Integration testing: The modular design makes it possible to perform integration tests on various combinations of the ETL modules. Use the SPETLR table abstraction to enable debug tables for testing - see previous section.

Core feature: Integration test for Databricks

SPETLR provides a framework for creating test databases and tables before deploying to production. This is a must-have for Lakehouse platform in order to ensure reliable and stable data platforms.

Concept: Table abstractions

Every table exists in two “places”:

As data – with schema and contents (e.g. a delta table in a storage account)
As a concept in code (e.g. as Spark SQL code)

schema_data_code

The left part (the delta schema in a storage account) is the actual state and the right part (Spark SQL code) is the desired state.

Let us say, that the ETL process is changed in a new Pull Request. How do we ensure that the new code actually works? How do we ensure that the ETL processes works on the new desired state?

The SPETLR solution is debug tables. The process works as follows:

Ensure code works on a debug table

debug_1

Deploy to production

debug_2

Deploy ETL

debug_3

Pull Request problem and the SPETLR solution

The next question is then: How to create debug tables?

It is done by introducing dynamic table names. A delta table is not refferenced by the actual state name, but instead the code refers to a configurator key:

-- spetlr.Configurator key: MyDetailsTable
CREATE TABLE IF NOT EXISTS `my_db1{ID}.details`
(
  a int,
  b int,
  c string,
  d timestamp
)
USING DELTA
COMMENT "Dummy Database 1 details"
LOCATION "/{MNT}/foo/bar/my_db1{ID}/details/";

The “MyDetailsTable” is used for reference in the SPETLR handler classes (DeltaHandle, SqlHandle, etc.).

When debugging the following variables are set to:

{ID} = a GUID
{MNT} = tmp

When code is used in production the variables are set:

{ID} = “”
{MNT} = mnt

(NB: The MNT is used for Databricks workspaces that uses mounting to access storageaccounts. When using direct access, a similar variable as MNT can change the path to the storage account.)

Tool support

Keys needs to be configured:

from spetlr import Configurator
Configurator().add_resource_path("path/to/sql_files")

All tables’ access needs to use abstractions:

# Dont use
df = spark.table("my_db.details1")

# but use SPETLR
from spetlr.delta import DeltaHandle

df = DeltaHandle.from_tc("MyDetailsTable").read()

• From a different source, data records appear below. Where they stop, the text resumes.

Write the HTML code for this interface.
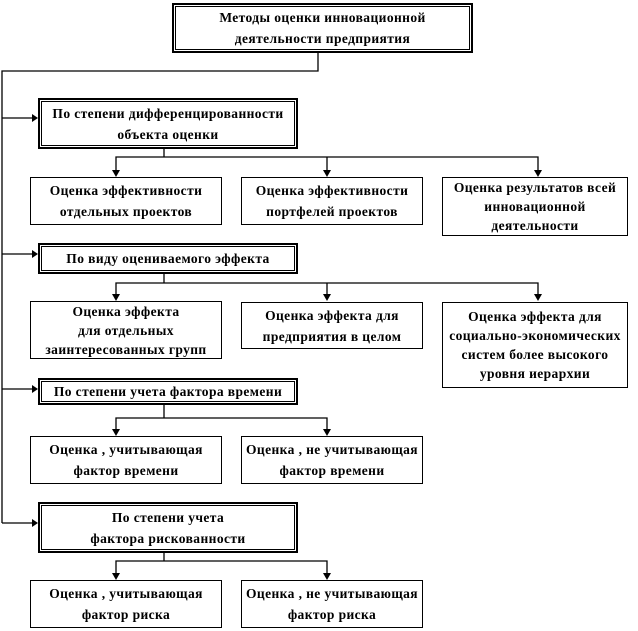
<!DOCTYPE html>
<html><head><meta charset="utf-8"><style>
html,body{margin:0;padding:0;background:#fff;}
body{width:638px;height:631px;position:relative;overflow:hidden;font-family:"Liberation Serif","DejaVu Serif",serif;font-weight:bold;font-size:13.5px;letter-spacing:0.4px;color:#000;}
.b{position:absolute;box-sizing:border-box;border:1px solid #000;display:flex;align-items:center;justify-content:center;text-align:center;line-height:21px;background:#fff;white-space:nowrap;}
.d{border:2px solid #000;box-shadow:inset 0 0 0 1px #fff,inset 0 0 0 2px #000;}
svg{position:absolute;left:0;top:0;}
</style></head><body>
<svg width="638" height="631">
<g stroke="#000" stroke-width="1.3" fill="none">
<polyline points="318,53 318,71 2,71 2,523"/>
<line x1="2" y1="118" x2="32" y2="118"/>
<line x1="2" y1="254" x2="32" y2="254"/>
<line x1="2" y1="389" x2="32" y2="389"/>
<line x1="2" y1="523" x2="32" y2="523"/>
<polyline points="164,148 164,157"/>
<polyline points="116,171 116,157 538,157 538,171"/>
<line x1="327" y1="157" x2="327" y2="171"/>
<polyline points="164,273 164,283"/>
<polyline points="116,295 116,283 538,283 538,295"/>
<line x1="327" y1="283" x2="327" y2="295"/>
<polyline points="164,404 164,418"/>
<polyline points="116,430 116,418 327,418 327,430"/>
<polyline points="164,553 164,561"/>
<polyline points="116,574 116,561 327,561 327,574"/>
</g>
<g fill="#000">
<polygon points="32,114 38,118 32,122"/>
<polygon points="32,250 38,254 32,258"/>
<polygon points="32,385 38,389 32,393"/>
<polygon points="32,519 38,523 32,527"/>
<polygon points="112,170 120,170 116,177"/>
<polygon points="323,170 331,170 327,177"/>
<polygon points="534,170 542,170 538,177"/>
<polygon points="112,294 120,294 116,301"/>
<polygon points="323,294 331,294 327,301"/>
<polygon points="534,294 542,294 538,301"/>
<polygon points="112,429 120,429 116,436"/>
<polygon points="323,429 331,429 327,436"/>
<polygon points="112,573 120,573 116,580"/>
<polygon points="323,573 331,573 327,580"/>
</g>
</svg>
<div class="b d" style="left:172px;top:3px;width:301px;height:50px;">Методы оценки инновационной<br>деятельности предприятия</div>
<div class="b d" style="left:38px;top:98px;width:260px;height:51px;">По степени дифференцированности<br>объекта оценки</div>
<div class="b" style="left:30px;top:177px;width:192px;height:48px;">Оценка эффективности<br>отдельных проектов</div>
<div class="b" style="left:241px;top:177px;width:182px;height:48px;">Оценка эффективности<br>портфелей проектов</div>
<div class="b" style="left:442px;top:177px;width:186px;height:59px;line-height:19px;">Оценка результатов всей<br>инновационной<br>деятельности</div>
<div class="b d" style="left:38px;top:243px;width:260px;height:31px;">По виду оцениваемого эффекта</div>
<div class="b" style="left:30px;top:301px;width:192px;height:58px;line-height:19px;">Оценка эффекта<br>для отдельных<br>заинтересованных групп</div>
<div class="b" style="left:241px;top:302px;width:182px;height:47px;">Оценка эффекта  для<br>предприятия в целом</div>
<div class="b" style="left:442px;top:302px;width:186px;height:86px;line-height:19px;">Оценка эффекта  для<br>социально-экономических<br>систем более высокого<br>уровня иерархии</div>
<div class="b d" style="left:38px;top:378px;width:260px;height:27px;">По степени учета фактора времени</div>
<div class="b" style="left:30px;top:436px;width:192px;height:48px;">Оценка , учитывающая<br>фактор времени</div>
<div class="b" style="left:241px;top:436px;width:182px;height:48px;">Оценка , не учитывающая<br>фактор времени</div>
<div class="b d" style="left:38px;top:502px;width:260px;height:51px;">По степени учета<br>фактора рискованности</div>
<div class="b" style="left:30px;top:580px;width:192px;height:48px;">Оценка , учитывающая<br>фактор риска</div>
<div class="b" style="left:241px;top:580px;width:182px;height:48px;">Оценка , не учитывающая<br>фактор риска</div>
</body></html>
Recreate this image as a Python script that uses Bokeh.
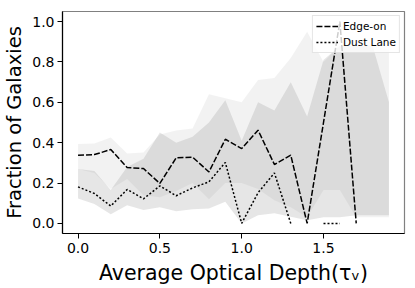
import math
from bokeh.plotting import figure
from bokeh.models import ColumnDataSource, Legend, LegendItem, PrintfTickFormatter, FixedTicker, Range1d
from bokeh.embed import file_html
from bokeh.resources import INLINE

nan = float("nan")

tau = [0.0, 0.1, 0.2, 0.3, 0.4, 0.5, 0.6, 0.7, 0.8, 0.9,
       1.0, 1.1, 1.2, 1.3, 1.4, 1.5, 1.6, 1.7, 1.8, 1.9]
edge_on = [0.338, 0.341, 0.366, 0.277, 0.272, 0.198, 0.325, 0.328, 0.255, 0.417,
           0.371, 0.462, 0.292, 0.338, 0.0, 0.5, 1.0, 0.0, nan, nan]
dust_lane = [0.181, 0.148, 0.086, 0.168, 0.122, 0.186, 0.137, 0.176, 0.206, 0.302,
             0.0, 0.152, 0.25, 0.0, nan, 0.0, 0.0, nan, nan, nan]
edge_lo = [0.27, 0.25, 0.17, 0.22, 0.14, 0.13, 0.16, 0.20, 0.12, 0.20,
           0.20, 0.17, 0.115, 0.08, 0.03, 0.165, 0.165, 0.03, 0.03, 0.03]
edge_hi = [0.393, 0.396, 0.426, 0.347, 0.351, 0.44, 0.46, 0.47, 0.64, 0.62,
           0.60, 0.71, 0.72, 0.82, 0.95, 0.80, 0.88, 0.88, 0.88, 0.86]
dust_lo = [0.124, 0.096, 0.046, 0.09, 0.066, 0.08, 0.06, 0.07, 0.074, 0.107,
           0.0, 0.04, 0.05, 0.033, 0.016, 0.03, 0.03, 0.04, 0.04, 0.04]
dust_hi = [0.27, 0.26, 0.165, 0.28, 0.32, 0.45, 0.40, 0.43, 0.50, 0.61,
           0.41, 0.60, 0.56, 0.70, 0.53, 0.81, 0.88, 0.88, 0.88, 0.60]

x_ticks = [0.0, 0.5, 1.0, 1.5]
y_ticks = [0.0, 0.2, 0.4, 0.6, 0.8, 1.0]

src = ColumnDataSource(dict(tau=tau, edge=edge_on, dust=dust_lane,
                            elo=edge_lo, ehi=edge_hi, dlo=dust_lo, dhi=dust_hi))

p = figure(output_backend="svg", toolbar_location=None,
           x_range=Range1d(-0.095, 1.995), y_range=Range1d(-0.05, 1.05),
           frame_width=342, frame_height=222,
           min_border_left=61, min_border_right=10, min_border_top=11, min_border_bottom=54)
p.background_fill_color = "white"
p.border_fill_color = "white"
p.outline_line_color = "#808080"
p.outline_line_width = 1.2
p.xgrid.visible = False
p.ygrid.visible = False

p.varea(x="tau", y1="elo", y2="ehi", source=src, fill_color="gray", fill_alpha=0.1)
p.varea(x="tau", y1="dlo", y2="dhi", source=src, fill_color="gray", fill_alpha=0.2)
r1 = p.line(x="tau", y="edge", source=src, line_color="black", line_width=1.5, line_dash="6 2")
r2 = p.line(x="tau", y="dust", source=src, line_color="black", line_width=1.5, line_dash="2 2")

for ax in (p.xaxis[0], p.yaxis[0]):
    ax.axis_line_color = "black"
    ax.axis_line_width = 1.2
    ax.major_tick_line_color = "black"
    ax.major_tick_out = 5
    ax.major_tick_in = 0
    ax.minor_tick_line_color = None
    ax.major_label_text_font = "DejaVu Sans"
    ax.major_label_text_font_size = "14px"
    ax.major_label_text_color = "black"
    ax.axis_label_text_font = "DejaVu Sans"
    ax.axis_label_text_font_style = "normal"
    ax.axis_label_text_color = "black"
    ax.formatter = PrintfTickFormatter(format="%.1f")

p.xaxis[0].axis_label_text_font_size = "20.5px"
p.yaxis[0].axis_label_text_font_size = "19.5px"
p.xaxis[0].ticker = FixedTicker(ticks=x_ticks)
p.yaxis[0].ticker = FixedTicker(ticks=y_ticks)
p.xaxis[0].axis_label = "Average Optical Depth(τᵥ)"
p.yaxis[0].axis_label = "Fraction of Galaxies"
p.xaxis[0].major_label_standoff = 4
p.yaxis[0].major_label_standoff = 3
p.xaxis[0].axis_label_standoff = 5
p.yaxis[0].axis_label_standoff = 3

legend = Legend(items=[LegendItem(label="Edge-on", renderers=[r1]),
                       LegendItem(label="Dust Lane", renderers=[r2])],
                location="top_right")
legend.label_text_font = "DejaVu Sans"
legend.label_text_font_size = "10.5px"
legend.label_text_color = "black"
legend.label_height = 14
legend.glyph_height = 14
legend.glyph_width = 22
legend.spacing = 2
legend.padding = 3
legend.margin = 4
legend.label_standoff = 5
legend.border_line_color = "#cccccc"
legend.border_line_width = 1
legend.background_fill_alpha = 0.8
p.add_layout(legend)

open("out.html", "w").write(file_html(p, INLINE))
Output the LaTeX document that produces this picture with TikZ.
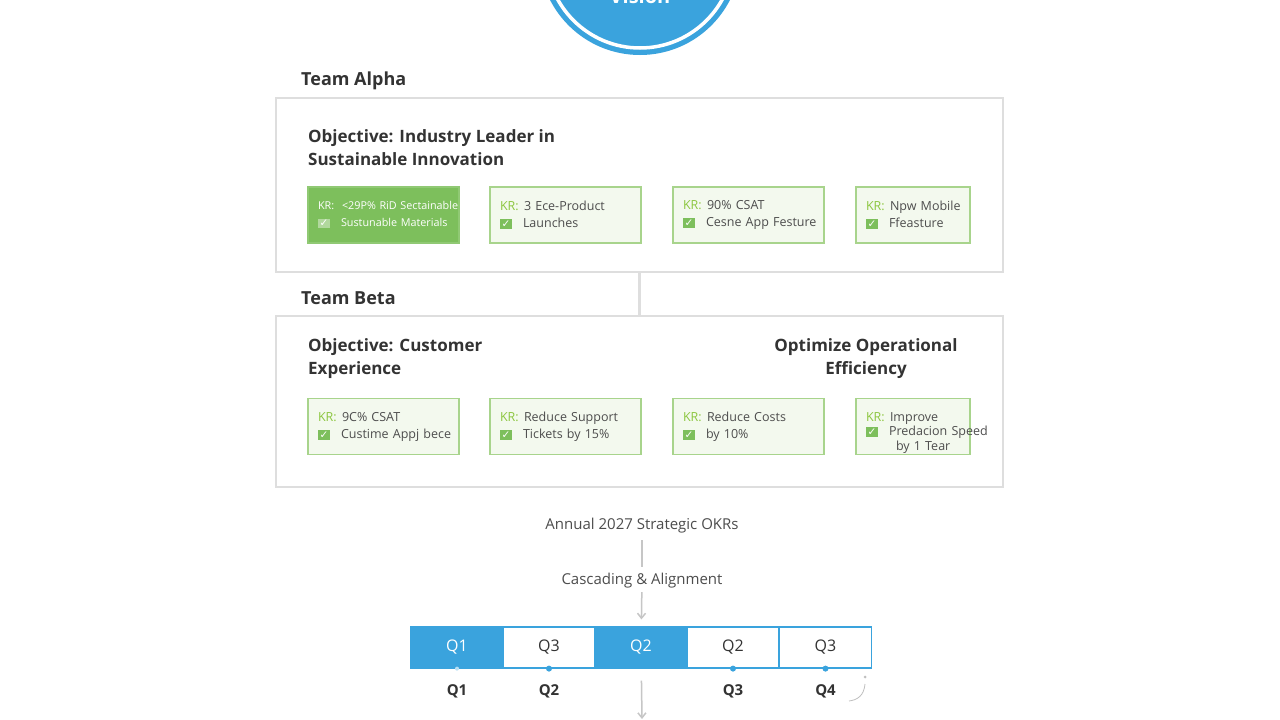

The Configurator is a singleton, and the .from_tc() method accesses the singleton. SQL code gets treated before execution (variables replaced).

Test execution (debug tables)

To execute a test:

# Set the configurator in debug mode
# ID = a GUID
# MNT = "tmp"
Configurator().set_debug()

# SqlExecutor utilizes the Configurator to parse SQL files
SqlExecutor("path/to/sql_files").execute_sql_file("*")

MyEtlOrchestrator().execute()

Production ETL

To execute production:

# Set the configurator in debug mode
# ID = ""
# MNT = "mnt"
Configurator().set_prod()

# SqlExecutor utilizes the Configurator to parse SQL files
SqlExecutor("path/to/sql_files").execute_sql_file("*")

MyEtlOrchestrator().execute()

Test improvements

SPETLR team recommends:

Write test data to debug tables
Assert on contents from target tables
- Can be done by injecting SPETLR-tools’s TestHandle

Summary

SPETLR contributes with the following:

Added abstraction on tables
Allows full testing of table creation and ETL code
Good tool support gives minimal added complexity

Core feature: Data source handlers

SPETLR provide classes for handle reads and writes to different data sources from primarily Azure resources.

The object-oriented structure makes it easy to change handlers in the ETL flows that can handle different data sources with minimal code duplication.

data source handles

The handlers are well-tested against real Azure resources to ensure high quality and reliability. They can be used out of the box in various projects without needing extensive customization.

The handlers use primarly PySpark under the hood. Therefore, the handlers are a convenient way to streamline the process of working with multiple data sources in ETL flows.

In the code

from spetlr.cosmos import CosmosHandle
from spetlr.delta import DeltaHandle
from spetlr.etl import Extractor, Transformer, Loader, Orchestrator
from spetlr.sql import SqlHandle

# Eventhub not yet implemented as Handle
from spetlr.eh import EventHubCaptureExtractor



dh = DeltaHandle.from_tc("DeltaTableId")
eh = EventHubCaptureExtractor.from_tc("EventhubCaptureTableId")
sqlh = SqlHandle.from_tc("SQLTableId")
cosmosh = CosmosHandle.from_tc("CosmosTableId")

# All handles have the same methods
# The SimpleLoader uses the handlers' .read() method.
# You can use the SimpleLoader regardless
# of which kind of data source you use

(Orchestrator().
    .extract_from(SimpleLoader(handle=dh))
    .extract_from(SimpleLoader(handle=eh))
    .extract_from(SimpleLoader(handle=sqlh))
    .extract_from(SimpleLoader(handle=cosmosh))
    ...
)

Why should you use the data source handlers?

Remove repetitive code: SPETLR provides easy-to-read methods for simplifying repetitive code. For example, pyspark.read.mode("append").load() -> .append()
Simplicity: Handlers inherit the same methods from a common base class, which makes them easy to use and understand.
Well tested: The handlers undergo testing within SPETLR to ensure reliability and quality.